Saturday, 7 April 2012

Philosopher's Stone or Crystal Ball?

“Should Universities Give Preference to Poor Applicants?”

This question was asked by the American philosopher Michael Sandel a few days ago in a debate broadcast on BBC Radio 4:

The discussion is engaging and is excellently fielded and summarised by Sandel, though some listeners may find the overall debate somewhat inconclusive. Even admitting that the issues are immensely fraught, and may even be irreconcilable, I suspect that Sandel holds a position that he refrained from putting forward. So whilst there is much to consider in what is presented, there is also an underlying sense that we have only touched the surface of something much deeper.

Though it wasn’t mentioned directly during the debate, it seems to me that the whole issue hinges on the difference between attainment on the one hand and potential on the other. These two things are by no means equivalent, but since potential is nigh-on impossible to accurately predict in advance we have to use the next best thing, which turns out to be track record: usually in the form of attainment (most often measured in grades). In art schools we take relatively little account of grades so long as the minimum are covered (though the minimum seems to have risen in recent times). Art students are accepted or rejected, in the main, according to their ‘readiness’ suggested by their application portfolio. But once again, this is still to some degree a rough substitute for that philosopher’s stone that we call potential.
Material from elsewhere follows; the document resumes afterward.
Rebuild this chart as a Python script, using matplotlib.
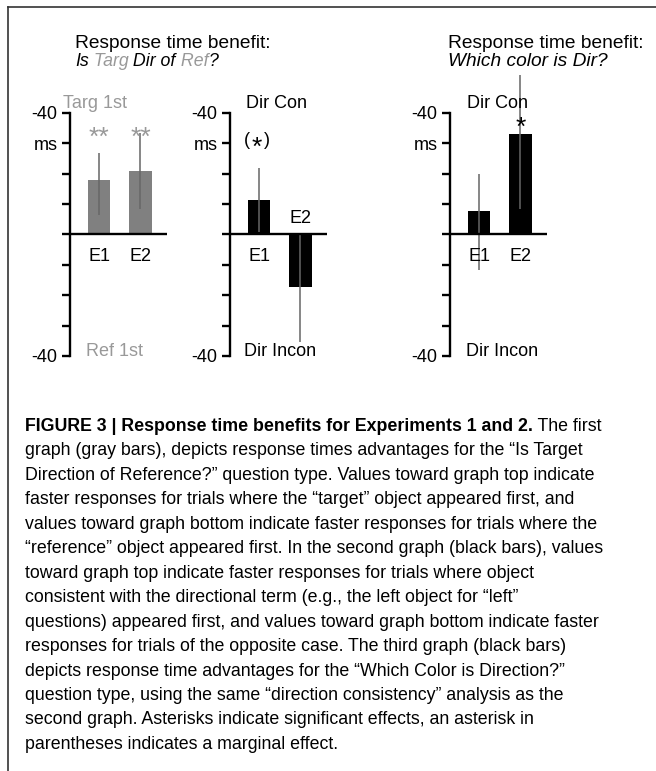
import matplotlib.pyplot as plt

plt.rcParams["font.family"] = ["Liberation Sans", "DejaVu Sans"]

W, H = 656, 771

# ----------------------------
# Data (ms, positive = top of graph)
# ----------------------------

groups = ["E1", "E2"]
y_ticks = [-40, -30, -20, -10, 0, 10, 20, 30, 40]
y_tick_labels = ["-40", "", "", "", "", "", "", "ms", "-40"]

targ_vals = [17.8, 20.8]
targ_err_lo = [6.3, 8.2]
targ_err_hi = [26.8, 33.2]

dircon_vals = [11.3, -17.4]
dircon_err_lo = [0.7, -35.3]
dircon_err_hi = [21.9, 0.5]

color_vals = [7.6, 32.9]
color_err_lo = [-11.6, 8.2]
color_err_hi = [19.9, 52.3]

caption_head = "FIGURE 3 | Response time benefits for Experiments 1 and 2."
caption_lines = [
    " The first",
    "graph (gray bars), depicts response times advantages for the \u201cIs Target",
    "Direction of Reference?\u201d question type. Values toward graph top indicate",
    "faster responses for trials where the \u201ctarget\u201d object appeared first, and",
    "values toward graph bottom indicate faster responses for trials where the",
    "\u201creference\u201d object appeared first. In the second graph (black bars), values",
    "toward graph top indicate faster responses for trials where object",
    "consistent with the directional term (e.g., the left object for \u201cleft\u201d",
    "questions) appeared first, and values toward graph bottom indicate faster",
    "responses for trials of the opposite case. The third graph (black bars)",
    "depicts response time advantages for the \u201cWhich Color is Direction?\u201d",
    "question type, using the same \u201cdirection consistency\u201d analysis as the",
    "second graph. Asterisks indicate significant effects, an asterisk in",
    "parentheses indicates a marginal effect.",
]

GRAY_BAR = "#808080"
GRAY_TXT = "#999999"
ERR_COL = "#666666"
FS = 13
STAR_FS = 19
TITLE_FS = 13.8

fig = plt.figure(figsize=(W / 100, H / 100), dpi=100)

# full-figure layer in pixel units for frame, titles and caption
over = fig.add_axes([0, 0, 1, 1])
over.set_xlim(0, W)
over.set_ylim(H, 0)
over.axis("off")

over.plot([8, 8], [7, H], color="#333333", lw=1.2)
over.plot([8, W], [7, 7], color="#333333", lw=1.2)

AX_TOP, AX_BOT, AX_W = 112.7, 356.0, 97.0
x = [0, 1]


def make_panel(left_px, vals, lo, hi, bar_col):
    ax = fig.add_axes([left_px / W, 1 - AX_BOT / H, AX_W / W, (AX_BOT - AX_TOP) / H])
    ax.bar(x, vals, width=0.54, color=bar_col, zorder=2)
    ax.vlines(x, lo, hi, color=ERR_COL, lw=1.1, zorder=3, clip_on=False)
    ax.axhline(0, color="black", lw=1.7, zorder=4)
    ax.set_xlim(-0.7, 1.64)
    ax.set_ylim(-40, 40)
    for s in ["top", "right", "bottom"]:
        ax.spines[s].set_visible(False)
    ax.spines["left"].set_linewidth(1.7)
    ax.set_yticks(y_ticks)
    ax.set_yticklabels(y_tick_labels)
    ax.tick_params(axis="y", direction="out", length=6, width=1.7, pad=3, labelsize=FS)
    ax.set_xticks([])
    ax.patch.set_visible(False)
    return ax


def run_text(x0, y0, parts, **kw):
    t = over.text(x0, y0, parts[0][0], color=parts[0][1], va="baseline", **kw)
    for s, c in parts[1:]:
        t = over.annotate(s, xy=(1, 0), xycoords=t, va="bottom", color=c, **kw)
    return t


# panel 1: Is Targ Dir of Ref?
ax1 = make_panel(70, targ_vals, targ_err_lo, targ_err_hi, GRAY_BAR)
ax1.text(-0.09, 43, "Targ 1st", color=GRAY_TXT, ha="center", va="center", fontsize=FS)
for xi in x:
    ax1.text(xi, 29.4, "**", color=GRAY_TXT, ha="center", va="baseline", fontsize=STAR_FS)
    ax1.text(xi, -7.2, groups[xi], ha="center", va="center", fontsize=FS)
ax1.text(0.38, -38.5, "Ref 1st", color=GRAY_TXT, ha="center", va="center", fontsize=FS)

# panel 2: direction consistency
ax2 = make_panel(230, dircon_vals, dircon_err_lo, dircon_err_hi, "black")
ax2.text(0.43, 43, "Dir Con", ha="center", va="center", fontsize=FS)
ax2.text(-0.30, 30.9, "(", ha="center", va="center", fontsize=FS)
ax2.text(-0.05, 26.3, "*", ha="center", va="baseline", fontsize=STAR_FS)
ax2.text(0.20, 30.9, ")", ha="center", va="center", fontsize=FS)
ax2.text(1, 5.3, "E2", ha="center", va="center", fontsize=FS)
ax2.text(0, -7.2, "E1", ha="center", va="center", fontsize=FS)
ax2.text(0.5, -38.5, "Dir Incon", ha="center", va="center", fontsize=FS)

# panel 3: which color is Dir?
ax3 = make_panel(450, color_vals, color_err_lo, color_err_hi, "black")
ax3.text(0.44, 43, "Dir Con", ha="center", va="center", fontsize=FS)
ax3.text(1, 32.8, "*", ha="center", va="baseline", fontsize=STAR_FS)
for xi in x:
    ax3.text(xi, -7.2, groups[xi], ha="center", va="center", fontsize=FS)
ax3.text(0.55, -38.5, "Dir Incon", ha="center", va="center", fontsize=FS)

# panel titles
over.text(75, 48, "Response time benefit:", fontsize=TITLE_FS, va="baseline")
run_text(75, 66, [("Is", "black"), (" Targ", GRAY_TXT), (" Dir of", "black"),
                  (" Ref", GRAY_TXT), ("?", "black")], fontsize=12.8, style="italic")
over.text(448, 48, "Response time benefit:", fontsize=TITLE_FS, va="baseline")
over.text(448, 66, "Which color is Dir?", fontsize=TITLE_FS, va="baseline", style="italic")

# caption
cap_kw = dict(fontsize=12.8)
head = over.text(25, 431, caption_head, fontweight="bold", va="baseline", **cap_kw)
over.annotate(caption_lines[0], xy=(1, 0), xycoords=head, va="bottom", **cap_kw)
for i, line in enumerate(caption_lines[1:], start=1):
    over.text(25, 431 + 24.45 * i, line, va="baseline", **cap_kw)

fig.savefig("out.png", dpi=100)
I can’t imagine that anyone seriously doubts that uncertain quantities of applicants simply slip through the net because of this problem? The question, of course, is how might universities deal with it better? The University of Texas have an interesting solution. They offer places to any students in the top 10% from any state school regardless of grades, which means that no matter how poor your school is and how low your grades are on a state level, you’d still be offered a place if you are in the top 10% of students.


James A said...

I've read somewhere recently that parents in Texas are now deliberately seeking out poor schools, where they can be sure that their offspring will come out in the top 10%!

J. Hamlyn said...

Ah human ingenuity eh! - I guess there could be a positive side effect of this influx too though, but yes it certainly seems to complicate the issue somewhat. I had a feeling that the solution couldn't be quite so simple.